Something else we'd kind of batted around was the idea of refusing to use it if it has valid UFS/ZFS metadata/magic, but there's a usability hiccup there in that you there's a risk for false positives and you might need a transitional step to convert a now-discarded filesystem partition into swap.

cracauer@ · Aug 26, 2025

I also thought about a flag to `swapon` and a corresponding option in fstab to only do the actual swap if a signature is present on the device. That would at least protect against device mixups on future-forward installed systems.

atax1a · Aug 26, 2025

kevans said:
Something else we'd kind of batted around was the idea of refusing to use it if it has valid UFS/ZFS metadata/magic, but there's a usability hiccup there in that you there's a risk for false positives and you might need a transitional step to convert a now-discarded filesystem partition into swap.

in the zfs case, the tool you're looking for is zfs labelclear $DEVICE

Alain De Vos · Aug 26, 2025

it is very dangerous if used incorrectly.
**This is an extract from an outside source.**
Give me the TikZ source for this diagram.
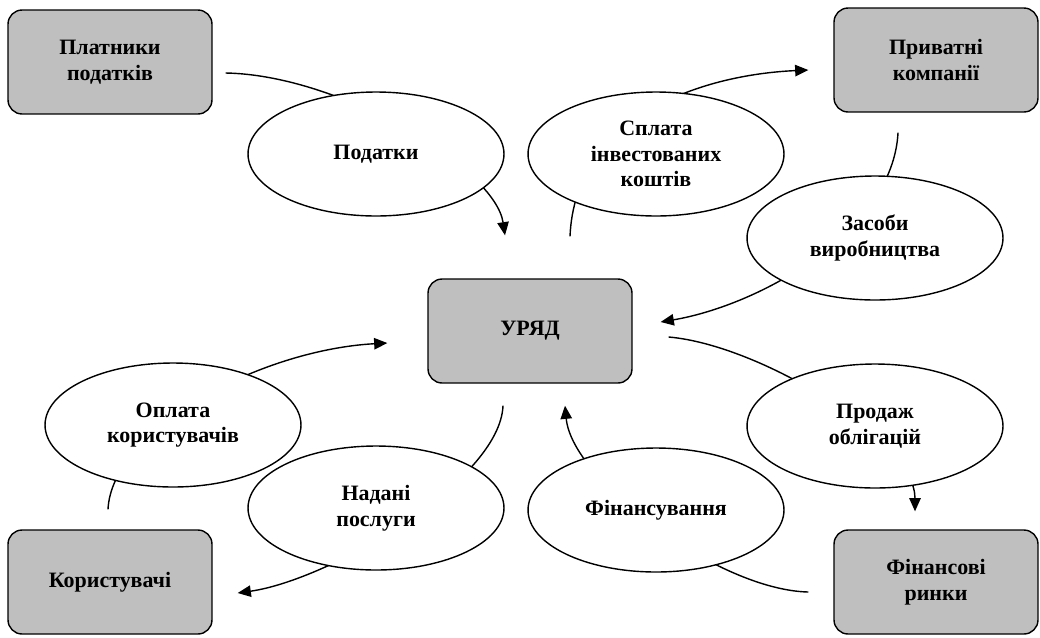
\documentclass[tikz,border=0pt]{standalone}
\usepackage{fontspec}
\setmainfont{Liberation Serif}
\usetikzlibrary{calc,positioning,shapes.geometric,arrows.meta}

\begin{document}
\begin{tikzpicture}[x=0.02cm, y=-0.02cm,
    agent/.style={draw,rounded corners=8pt,fill=black!25,line width=0.8pt,minimum width=4.08cm,minimum height=2.08cm,align=center,font=\fontsize{12.5}{14.5}\selectfont\bfseries},
    flow/.style={ellipse,draw,fill=white,line width=0.8pt,inner sep=0pt,minimum width=5.12cm,minimum height=2.48cm,align=center,font=\fontsize{12.5}{14.5}\selectfont\bfseries},
    link/.style={->,>={Triangle[length=7.5pt,width=6.5pt]},line width=0.8pt}]
              \useasboundingbox (0,0) rectangle (1040,637);

              \node[agent] (payers) at (110,62) {Платники\\податків};
              \node[agent] (firms) at (936,60) {Приватні\\компанії};
              \node[agent] (gov) at (530,331) {УРЯД};
              \node[agent] (users) at (110,582) {Користувачі};
              \node[agent] (markets) at (936,582) {Фінансові\\ринки};

              \draw[link] ($(payers.east)+(13,11)$) .. controls +(115,2) and +(-10,-67) .. ($(gov.north)+(-25,-43)$);
              \draw[link] ($(gov.north)+(40,-42)$) .. controls +(5,-118) and +(-110,5) .. ($(firms.west)+(-25,10)$);
              \draw[link] ($(firms.south)+(-38,20)$) .. controls +(-5,98) and +(100,-17) .. ($(gov.east)+(28,-9)$);
              \draw[link] ($(gov.east)+(36,6)$) .. controls +(92,8) and +(0,-72) .. ($(markets.north)+(-21,-18)$);
              \draw[link] ($(markets.west)+(-25,10)$) .. controls +(-90,-2) and +(7,75) .. ($(gov.south)+(35,22)$);
              \draw[link] ($(gov.south)+(-27,22)$) .. controls +(-3,75) and +(92,-13) .. ($(users.east)+(25,11)$);
              \draw[link] ($(users.north)+(-2,-20)$) .. controls +(4,-80) and +(-128,7) .. ($(gov.west)+(-40,12)$);

              \node[flow] (taxes) at (376,154) {Податки};
              \node[flow] (invest) at (656,154) {Сплата\\інвестованих\\коштів};
              \node[flow] (means) at (875,238) {Засоби\\виробництва};
              \node[flow] (bonds) at (875,426) {Продаж\\облігацій};
              \node[flow] (finance) at (656,510) {Фінансування};
              \node[flow] (services) at (376,508) {Надані\\послуги};
              \node[flow] (fees) at (173,425) {Оплата\\користувачів};
            \end{tikzpicture}
\end{document}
Data loss: The most significant danger is that zpool labelclear will make all data on the disk inaccessible. While it doesn't zero out the entire disk (it only erases the ZFS labels), without the labels, ZFS has no way to recognize the disk as part of a pool and cannot access the data on it. You will lose access to all the data on the device.
Pool corruption: Running this command on a device that is still an active part of a running ZFS pool can lead to pool degradation or even destruction. ZFS has built-in safeguards to prevent this from happening (it will refuse to run on an active device unless you use the -f force option), but you should never attempt this on a device that is part of a pool you care about.
Accidental misuse: Because it's a powerful and destructive command, it's crucial to be absolutely sure you are running it on the correct device. A typo in the device path could lead to catastrophic data loss on the wrong disk.

atax1a · Aug 26, 2025

...yes? i don't think anyone asked for a chatgpt explanation of what the command does

Alain De Vos · Aug 26, 2025

Wrong, two persons did liked it. And you did not mention the danger of losing all your data.

atax1a · Aug 26, 2025

if you're running commands like zpool labelclear without understanding what they do, i think that's on you

dvl@ · Aug 26, 2025

Overnight, I had recurring dreams/hallucinations of how using device labels (e.g. gtp/zfs0) instead of partition names (e.g. /dev/nda2p1) would have avoided this. It kept going through my head (I was dealing with a fever) most of the night.

Today I found I have done this in the past: https://dan.langille.org/2019/10/15/going-from-partition-to-label-in-zpool-status/

The above solution deals with a mirror. The procedure might not translate well to a single drive zpool (remember this is an AWS host, so it's not a physical drive).